Where’s the column about GOP lobbyists? Re: “Obama’s sleight of hand on lobbyist contributions,” July 21
I know that it is not legal for either the Obama campaign or the GOP to raise campaign funds from unregistered lobbyists. In addition, I appreciated the detailed information senior political columnist Timothy Carney provided the public.
However, in the name of fairness and balanced journalism, I am requesting that Carney also publish an article about the GOP regarding whom their unregistered lobbyists are funding and the amount of money they are donating to Republican candidates.
Cargill Kelly
Manassas
Getting smart means legalizing drugs
Re: “Getting smart, not giving up, is how to deal with illicit drugs,” July 19
In attempting to argue against legalizing drugs, Peter Bensinger and Linden Blue fail to grasp the real harms of our current prohibition policy and the benefits that moving in a new direction could foster.
Contrary to Messrs. Bensinger and Blue, as a former Maryland State Police narcotics cop, I have seen the unacceptable harms of the “war on drugs” up close. I can attest to the fact that continuing the same failed policy only benefits the cartels and gangs that find great financial incentives in the underground world of drugs.

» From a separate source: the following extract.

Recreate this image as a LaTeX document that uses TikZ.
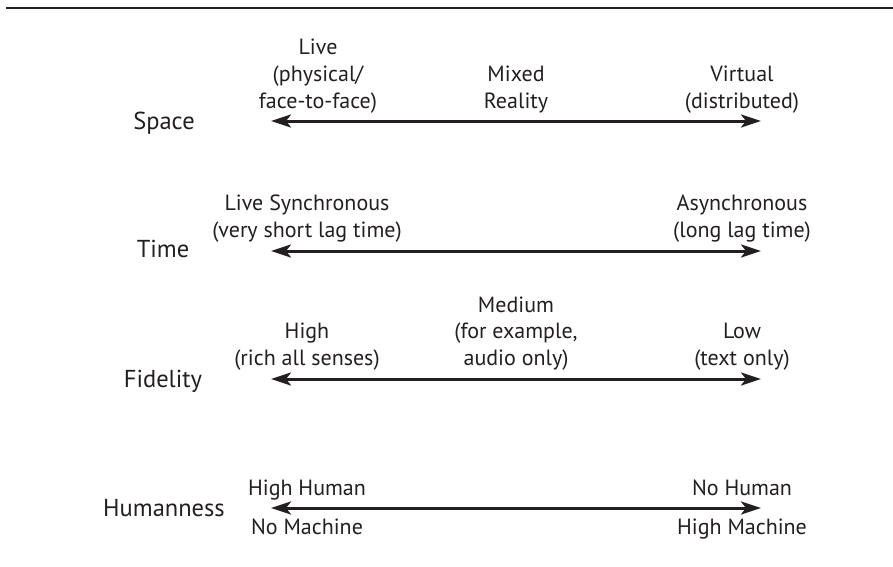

As the title of their article states, getting smart and not giving up is exactly what we need to do. But legalization is not “giving up.” It will allow the government to regulate drugs, fix our overburdened jails, and protect our law enforcement officers from being harmed in senseless violence related to the current illegal drug trade, as too many of my own colleagues have been.
In other words, legalization is the best way to “get smart.”
Neill Franklin
Executive director,
Law Enforcement Against Prohibition
White Hall, Md.
Immigration enables discrimination against disabled
As long as there are employers who think people with certain limitations and disabilities do not belong in the work force, immigration will be an unfortunate fact of life for them — and for our unemployment rate.

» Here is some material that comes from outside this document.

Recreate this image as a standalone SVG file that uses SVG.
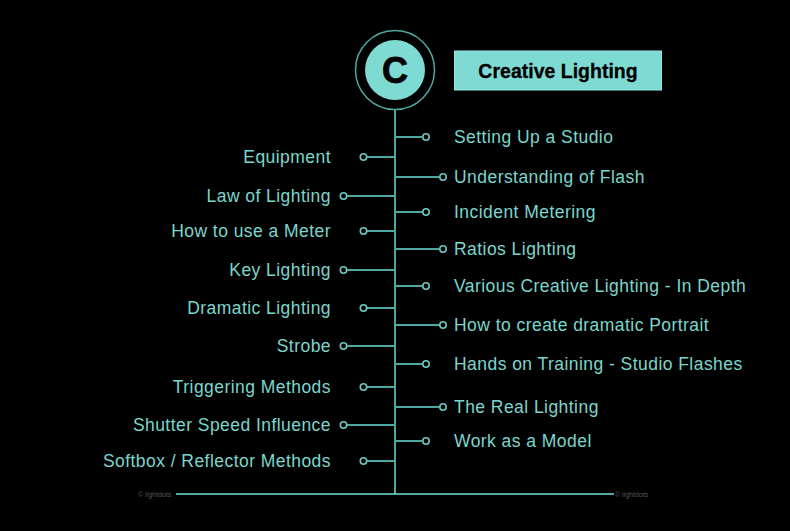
<svg xmlns="http://www.w3.org/2000/svg" width="790" height="531" viewBox="0 0 790 531">
<style>
.ln{stroke:#4fa8a0;stroke-width:2;fill:none}
.dot{stroke:#6cc8c0;stroke-width:1.6;fill:#000}
.lt{font-family:"Liberation Sans",Arial,sans-serif;font-size:17.5px;fill:#7ad6ce;letter-spacing:0.45px}
.l{text-anchor:end}
.wm{font-family:"Liberation Sans",Arial,sans-serif;font-size:7px;fill:#555}
</style>
<rect width="790" height="531" fill="#000"/>
<g id="connectors">
<line class="ln" x1="395" y1="110" x2="395" y2="494"/>
<line x1="176" y1="494" x2="614" y2="494" stroke="#6fe0d8" stroke-width="1.5"/>
<path class="ln" d="M395 157H367M395 196H347M395 231H367M395 270H347M395 308H367M395 346H347M395 387H367M395 425H347M395 461H367"/>
<path class="ln" d="M395 137H422M395 177H439M395 212H422M395 249H439M395 286H422M395 325H439M395 364H422M395 407H439M395 441H422"/>
</g>
<g id="hub">
<circle cx="395" cy="70" r="39.5" fill="none" stroke="#4fa8a0" stroke-width="1.5"/>
<circle cx="395" cy="70" r="30" fill="#7ddbd3"/>
<text x="395" y="83" text-anchor="middle" font-family="Liberation Sans,Arial,sans-serif" font-weight="bold" font-size="36" fill="#000" stroke="#000" stroke-width="0.8">C</text>
</g>
<g id="title">
<rect x="454.5" y="51" width="207" height="39" fill="#7ddbd3" stroke="#9ae8e0" stroke-width="1"/>
<text x="558" y="78" text-anchor="middle" font-family="Liberation Sans,Arial,sans-serif" font-weight="bold" font-size="19.5" fill="#000" stroke="#000" stroke-width="0.3">Creative Lighting</text>
</g>
<g id="n-equipment"><circle class="dot" cx="363.5" cy="157" r="3.2"/><text class="lt l" x="331" y="163">Equipment</text></g>
<g id="n-law"><circle class="dot" cx="343.5" cy="196" r="3.2"/><text class="lt l" x="331" y="202">Law of Lighting</text></g>
<g id="n-meter"><circle class="dot" cx="363.5" cy="231" r="3.2"/><text class="lt l" x="331" y="237">How to use a Meter</text></g>
<g id="n-key"><circle class="dot" cx="343.5" cy="270" r="3.2"/><text class="lt l" x="331" y="276">Key Lighting</text></g>
<g id="n-dramatic"><circle class="dot" cx="363.5" cy="308" r="3.2"/><text class="lt l" x="331" y="314">Dramatic Lighting</text></g>
<g id="n-strobe"><circle class="dot" cx="343.5" cy="346" r="3.2"/><text class="lt l" x="331" y="352">Strobe</text></g>
<g id="n-trigger"><circle class="dot" cx="363.5" cy="387" r="3.2"/><text class="lt l" x="331" y="393">Triggering Methods</text></g>
<g id="n-shutter"><circle class="dot" cx="343.5" cy="425" r="3.2"/><text class="lt l" x="331" y="431">Shutter Speed Influence</text></g>
<g id="n-softbox"><circle class="dot" cx="363.5" cy="461" r="3.2"/><text class="lt l" x="331" y="467">Softbox / Reflector Methods</text></g>
<g id="n-studio"><circle class="dot" cx="426" cy="137" r="3.2"/><text class="lt" x="454" y="143">Setting Up a Studio</text></g>
<g id="n-flash"><circle class="dot" cx="443" cy="177" r="3.2"/><text class="lt" x="454" y="183">Understanding of Flash</text></g>
<g id="n-incident"><circle class="dot" cx="426" cy="212" r="3.2"/><text class="lt" x="454" y="218">Incident Metering</text></g>
<g id="n-ratios"><circle class="dot" cx="443" cy="249" r="3.2"/><text class="lt" x="454" y="255">Ratios Lighting</text></g>
<g id="n-various"><circle class="dot" cx="426" cy="286" r="3.2"/><text class="lt" x="454" y="292">Various Creative Lighting - In Depth</text></g>
<g id="n-portrait"><circle class="dot" cx="443" cy="325" r="3.2"/><text class="lt" x="454" y="331">How to create dramatic Portrait</text></g>
<g id="n-hands"><circle class="dot" cx="426" cy="364" r="3.2"/><text class="lt" x="454" y="370">Hands on Training - Studio Flashes</text></g>
<g id="n-real"><circle class="dot" cx="443" cy="407" r="3.2"/><text class="lt" x="454" y="413">The Real Lighting</text></g>
<g id="n-model"><circle class="dot" cx="426" cy="441" r="3.2"/><text class="lt" x="454" y="447">Work as a Model</text></g>
<text class="wm" x="138" y="496.5">© lightdots</text>
<text class="wm" x="615" y="496.5">© lightdots</text>
</svg>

Employers can always find someone else without those limitations, and there is an endless supply: India alone has 1.5 billion people. Perhaps if immigration was at current levels in Rosie the Riveter’s time, she could have remained in the kitchen while any man did her job. Of course, she worked in the factory because there was nobody else during a national emergency.
Restricting immigration could force us to deal with forgotten sectors of the labor force, chiefly people with disabilities. It would also reduce our unemployment rate and welfare and disability outlays rather than allowing us the liberty to maintain the costly status quo.
Someone has got to start thinking in terms of what all these talented people, plus the not-so-talented, are going to do for a living.